Right you are, John. Chaplin in the teens and twenties, Laurel & Hardy and Buster Keaton for decades. I might even stretch a point for The Three Stooges, whose shorts were released in silent form for the home-movie market. The tradition extends to Rowan Atkinson's Mr. Bean in the nineties (shown as in-flight entertainment on international flights long after its TV run).
There are some double-length Charley Chase shorts on the Roach DVDs, which benefit from his ability to speak (and sing) in Spanish. Did he do any other languages?
Worth noting that multiple language versions were a two-way street, with Hollywood remaking foreign hits and sometimes importing stars.
When did dubbing and subtitles take root as preferred practice? Did foreign audiences find these better or worse?
Did foreign audiences find these better or worse?
Hal Roach said that his multiple-language versions were extremely popular and he made lots of money from them. The international exchanges would complain to MGM: "Why should we take your pictures with subtitles when we can get pictures with spoken dialogue from Roach?" MGM asked Roach to stop making the international versions because they were hurting the company.
After 1932 the studios would make foreign-language features specifically for certain markets (for example, George Hirliman produced a series of Spanish-speaking musicals for MGM release in the late '30s), but there were no equivalent English-language versions.

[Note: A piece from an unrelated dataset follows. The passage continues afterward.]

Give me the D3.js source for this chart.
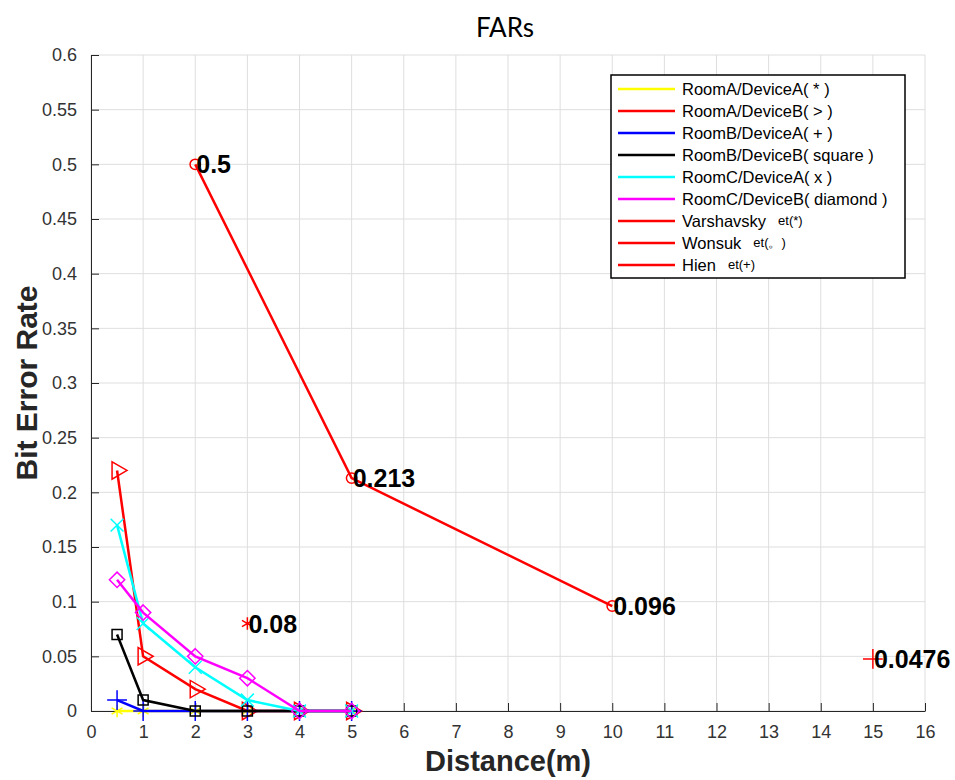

The Laurel and Hardy films in Spanish were extremely successful in Argentina. In fact, LADRONES was the very first film from a major studio to be released in Spanish in the country, and it was by far more successful than the very few domestic productions. Their success was probably the biggest in the history of film and audiences were eagerly expecting them to the point that when these productions were abandoned their popularity went somehow down. All the studios did a few Spanish language productions (including some talkie remakes of silents), with Paramount going from big failure to another until they got Carlos Gardel. The Fox Film Corporation produced a series of original productions in Spanish that, except for the late Bob Dickson, Juan Heinink, and me, recovered a lot of information about them.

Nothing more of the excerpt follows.